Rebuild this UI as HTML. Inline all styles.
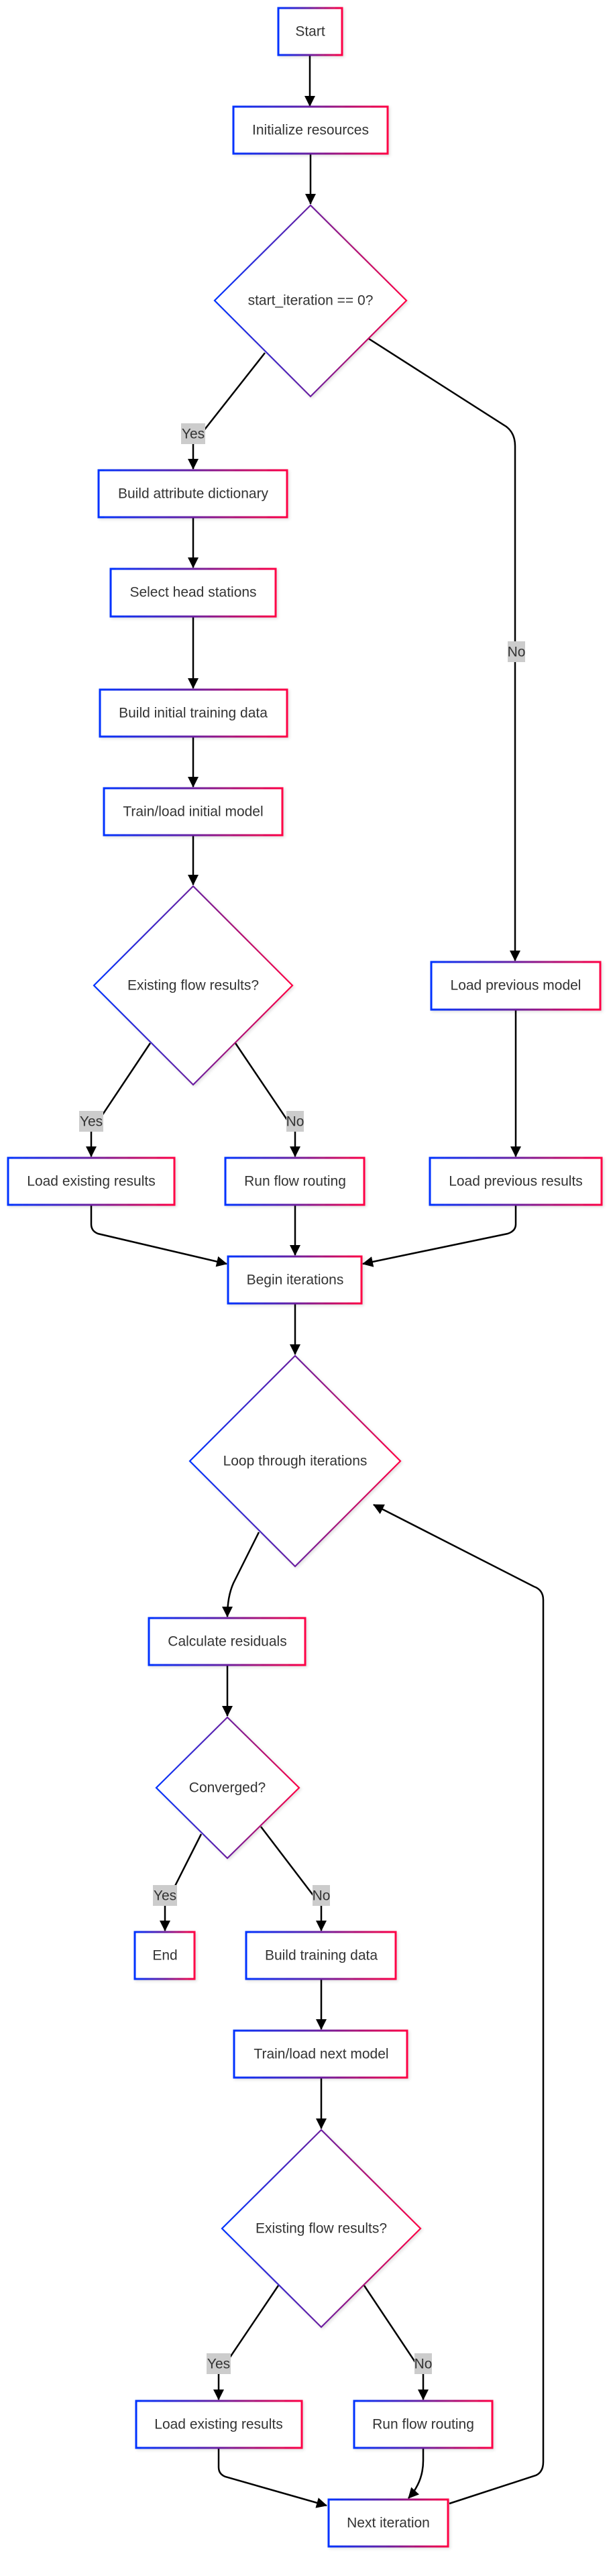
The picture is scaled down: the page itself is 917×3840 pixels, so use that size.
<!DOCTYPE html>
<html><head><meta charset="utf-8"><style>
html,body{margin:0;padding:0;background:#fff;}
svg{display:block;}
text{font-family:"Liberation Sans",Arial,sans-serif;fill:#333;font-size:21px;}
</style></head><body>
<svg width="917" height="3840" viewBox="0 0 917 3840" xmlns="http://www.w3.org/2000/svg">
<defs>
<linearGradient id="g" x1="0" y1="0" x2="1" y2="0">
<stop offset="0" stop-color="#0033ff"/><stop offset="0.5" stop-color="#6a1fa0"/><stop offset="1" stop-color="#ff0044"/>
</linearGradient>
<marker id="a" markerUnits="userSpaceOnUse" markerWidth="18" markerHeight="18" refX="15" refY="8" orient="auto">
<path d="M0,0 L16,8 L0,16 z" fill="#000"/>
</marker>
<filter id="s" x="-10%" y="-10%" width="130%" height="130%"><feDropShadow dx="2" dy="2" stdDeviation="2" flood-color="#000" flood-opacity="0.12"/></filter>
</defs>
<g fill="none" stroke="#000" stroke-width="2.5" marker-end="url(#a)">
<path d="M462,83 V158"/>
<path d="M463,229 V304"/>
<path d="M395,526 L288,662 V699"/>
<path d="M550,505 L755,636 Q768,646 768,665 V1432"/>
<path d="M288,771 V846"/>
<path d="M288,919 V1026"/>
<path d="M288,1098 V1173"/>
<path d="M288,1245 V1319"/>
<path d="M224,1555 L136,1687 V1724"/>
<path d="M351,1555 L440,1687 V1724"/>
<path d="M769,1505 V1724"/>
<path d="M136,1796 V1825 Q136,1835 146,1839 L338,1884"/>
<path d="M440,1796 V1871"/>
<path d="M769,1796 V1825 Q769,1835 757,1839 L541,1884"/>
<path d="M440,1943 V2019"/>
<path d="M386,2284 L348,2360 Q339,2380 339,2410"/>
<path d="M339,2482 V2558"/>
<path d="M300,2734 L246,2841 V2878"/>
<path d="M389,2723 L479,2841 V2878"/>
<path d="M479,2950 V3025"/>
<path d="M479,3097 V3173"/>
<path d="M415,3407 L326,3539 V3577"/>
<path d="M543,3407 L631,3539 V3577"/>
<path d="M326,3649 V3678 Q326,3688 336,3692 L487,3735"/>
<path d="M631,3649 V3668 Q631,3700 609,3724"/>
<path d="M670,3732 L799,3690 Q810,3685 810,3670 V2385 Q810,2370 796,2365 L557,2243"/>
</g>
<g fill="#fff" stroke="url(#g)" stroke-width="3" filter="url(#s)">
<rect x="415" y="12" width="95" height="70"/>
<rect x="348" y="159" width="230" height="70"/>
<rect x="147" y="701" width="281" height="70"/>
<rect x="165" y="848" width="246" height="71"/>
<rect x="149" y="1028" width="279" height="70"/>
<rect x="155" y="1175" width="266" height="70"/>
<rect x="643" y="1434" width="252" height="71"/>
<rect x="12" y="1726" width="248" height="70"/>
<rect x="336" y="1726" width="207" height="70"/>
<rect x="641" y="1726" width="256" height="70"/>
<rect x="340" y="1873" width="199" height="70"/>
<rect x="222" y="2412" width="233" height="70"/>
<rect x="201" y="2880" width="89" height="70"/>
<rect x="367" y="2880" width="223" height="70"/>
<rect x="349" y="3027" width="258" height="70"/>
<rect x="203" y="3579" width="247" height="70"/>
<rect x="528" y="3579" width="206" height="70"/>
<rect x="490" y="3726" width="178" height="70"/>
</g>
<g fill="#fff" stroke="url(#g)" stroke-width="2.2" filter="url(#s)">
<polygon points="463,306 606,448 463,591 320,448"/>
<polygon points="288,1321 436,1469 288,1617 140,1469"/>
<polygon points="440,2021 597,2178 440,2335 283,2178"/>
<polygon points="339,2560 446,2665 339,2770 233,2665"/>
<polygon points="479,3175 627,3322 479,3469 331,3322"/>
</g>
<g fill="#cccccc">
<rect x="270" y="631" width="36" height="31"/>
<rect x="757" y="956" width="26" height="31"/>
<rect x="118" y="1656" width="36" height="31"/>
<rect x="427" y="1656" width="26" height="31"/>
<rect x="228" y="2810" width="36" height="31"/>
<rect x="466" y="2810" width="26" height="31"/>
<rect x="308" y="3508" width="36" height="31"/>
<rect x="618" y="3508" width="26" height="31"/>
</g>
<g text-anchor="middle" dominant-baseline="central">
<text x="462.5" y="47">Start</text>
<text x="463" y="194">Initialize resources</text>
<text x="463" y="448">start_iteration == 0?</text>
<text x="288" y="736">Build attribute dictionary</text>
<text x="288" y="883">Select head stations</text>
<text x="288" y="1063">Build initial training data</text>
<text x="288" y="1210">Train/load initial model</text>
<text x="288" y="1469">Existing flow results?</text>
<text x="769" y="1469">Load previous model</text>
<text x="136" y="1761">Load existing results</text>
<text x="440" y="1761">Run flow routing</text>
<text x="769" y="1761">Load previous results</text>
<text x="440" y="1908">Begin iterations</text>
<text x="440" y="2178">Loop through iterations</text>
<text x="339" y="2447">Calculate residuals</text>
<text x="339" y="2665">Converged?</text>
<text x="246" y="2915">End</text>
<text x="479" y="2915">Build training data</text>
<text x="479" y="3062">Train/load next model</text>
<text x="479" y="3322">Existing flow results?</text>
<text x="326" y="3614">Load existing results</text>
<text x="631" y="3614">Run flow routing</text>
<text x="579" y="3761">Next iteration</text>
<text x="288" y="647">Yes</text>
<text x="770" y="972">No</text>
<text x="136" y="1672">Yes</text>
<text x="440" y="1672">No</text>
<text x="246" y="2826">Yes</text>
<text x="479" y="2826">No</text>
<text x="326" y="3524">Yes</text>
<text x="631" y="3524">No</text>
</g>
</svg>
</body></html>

========================================

WHAT THE TASK ASKS -
Without the pictures, output the full listing exactly as it stands.

SOLUTION TO THE EXERCISE -
Rebuild this UI as HTML. Inline all styles.
The picture is scaled down: the page itself is 917×3840 pixels, so use that size.
<!DOCTYPE html>
<html><head><meta charset="utf-8"><style>
html,body{margin:0;padding:0;background:#fff;}
svg{display:block;}
text{font-family:"Liberation Sans",Arial,sans-serif;fill:#333;font-size:21px;}
</style></head><body>
<svg width="917" height="3840" viewBox="0 0 917 3840" xmlns="http://www.w3.org/2000/svg">
<defs>
<linearGradient id="g" x1="0" y1="0" x2="1" y2="0">
<stop offset="0" stop-color="#0033ff"/><stop offset="0.5" stop-color="#6a1fa0"/><stop offset="1" stop-color="#ff0044"/>
</linearGradient>
<marker id="a" markerUnits="userSpaceOnUse" markerWidth="18" markerHeight="18" refX="15" refY="8" orient="auto">
<path d="M0,0 L16,8 L0,16 z" fill="#000"/>
</marker>
<filter id="s" x="-10%" y="-10%" width="130%" height="130%"><feDropShadow dx="2" dy="2" stdDeviation="2" flood-color="#000" flood-opacity="0.12"/></filter>
</defs>
<g fill="none" stroke="#000" stroke-width="2.5" marker-end="url(#a)">
<path d="M462,83 V158"/>
<path d="M463,229 V304"/>
<path d="M395,526 L288,662 V699"/>
<path d="M550,505 L755,636 Q768,646 768,665 V1432"/>
<path d="M288,771 V846"/>
<path d="M288,919 V1026"/>
<path d="M288,1098 V1173"/>
<path d="M288,1245 V1319"/>
<path d="M224,1555 L136,1687 V1724"/>
<path d="M351,1555 L440,1687 V1724"/>
<path d="M769,1505 V1724"/>
<path d="M136,1796 V1825 Q136,1835 146,1839 L338,1884"/>
<path d="M440,1796 V1871"/>
<path d="M769,1796 V1825 Q769,1835 757,1839 L541,1884"/>
<path d="M440,1943 V2019"/>
<path d="M386,2284 L348,2360 Q339,2380 339,2410"/>
<path d="M339,2482 V2558"/>
<path d="M300,2734 L246,2841 V2878"/>
<path d="M389,2723 L479,2841 V2878"/>
<path d="M479,2950 V3025"/>
<path d="M479,3097 V3173"/>
<path d="M415,3407 L326,3539 V3577"/>
<path d="M543,3407 L631,3539 V3577"/>
<path d="M326,3649 V3678 Q326,3688 336,3692 L487,3735"/>
<path d="M631,3649 V3668 Q631,3700 609,3724"/>
<path d="M670,3732 L799,3690 Q810,3685 810,3670 V2385 Q810,2370 796,2365 L557,2243"/>
</g>
<g fill="#fff" stroke="url(#g)" stroke-width="3" filter="url(#s)">
<rect x="415" y="12" width="95" height="70"/>
<rect x="348" y="159" width="230" height="70"/>
<rect x="147" y="701" width="281" height="70"/>
<rect x="165" y="848" width="246" height="71"/>
<rect x="149" y="1028" width="279" height="70"/>
<rect x="155" y="1175" width="266" height="70"/>
<rect x="643" y="1434" width="252" height="71"/>
<rect x="12" y="1726" width="248" height="70"/>
<rect x="336" y="1726" width="207" height="70"/>
<rect x="641" y="1726" width="256" height="70"/>
<rect x="340" y="1873" width="199" height="70"/>
<rect x="222" y="2412" width="233" height="70"/>
<rect x="201" y="2880" width="89" height="70"/>
<rect x="367" y="2880" width="223" height="70"/>
<rect x="349" y="3027" width="258" height="70"/>
<rect x="203" y="3579" width="247" height="70"/>
<rect x="528" y="3579" width="206" height="70"/>
<rect x="490" y="3726" width="178" height="70"/>
</g>
<g fill="#fff" stroke="url(#g)" stroke-width="2.2" filter="url(#s)">
<polygon points="463,306 606,448 463,591 320,448"/>
<polygon points="288,1321 436,1469 288,1617 140,1469"/>
<polygon points="440,2021 597,2178 440,2335 283,2178"/>
<polygon points="339,2560 446,2665 339,2770 233,2665"/>
<polygon points="479,3175 627,3322 479,3469 331,3322"/>
</g>
<g fill="#cccccc">
<rect x="270" y="631" width="36" height="31"/>
<rect x="757" y="956" width="26" height="31"/>
<rect x="118" y="1656" width="36" height="31"/>
<rect x="427" y="1656" width="26" height="31"/>
<rect x="228" y="2810" width="36" height="31"/>
<rect x="466" y="2810" width="26" height="31"/>
<rect x="308" y="3508" width="36" height="31"/>
<rect x="618" y="3508" width="26" height="31"/>
</g>
<g text-anchor="middle" dominant-baseline="central">
<text x="462.5" y="47">Start</text>
<text x="463" y="194">Initialize resources</text>
<text x="463" y="448">start_iteration == 0?</text>
<text x="288" y="736">Build attribute dictionary</text>
<text x="288" y="883">Select head stations</text>
<text x="288" y="1063">Build initial training data</text>
<text x="288" y="1210">Train/load initial model</text>
<text x="288" y="1469">Existing flow results?</text>
<text x="769" y="1469">Load previous model</text>
<text x="136" y="1761">Load existing results</text>
<text x="440" y="1761">Run flow routing</text>
<text x="769" y="1761">Load previous results</text>
<text x="440" y="1908">Begin iterations</text>
<text x="440" y="2178">Loop through iterations</text>
<text x="339" y="2447">Calculate residuals</text>
<text x="339" y="2665">Converged?</text>
<text x="246" y="2915">End</text>
<text x="479" y="2915">Build training data</text>
<text x="479" y="3062">Train/load next model</text>
<text x="479" y="3322">Existing flow results?</text>
<text x="326" y="3614">Load existing results</text>
<text x="631" y="3614">Run flow routing</text>
<text x="579" y="3761">Next iteration</text>
<text x="288" y="647">Yes</text>
<text x="770" y="972">No</text>
<text x="136" y="1672">Yes</text>
<text x="440" y="1672">No</text>
<text x="246" y="2826">Yes</text>
<text x="479" y="2826">No</text>
<text x="326" y="3524">Yes</text>
<text x="631" y="3524">No</text>
</g>
</svg>
</body></html>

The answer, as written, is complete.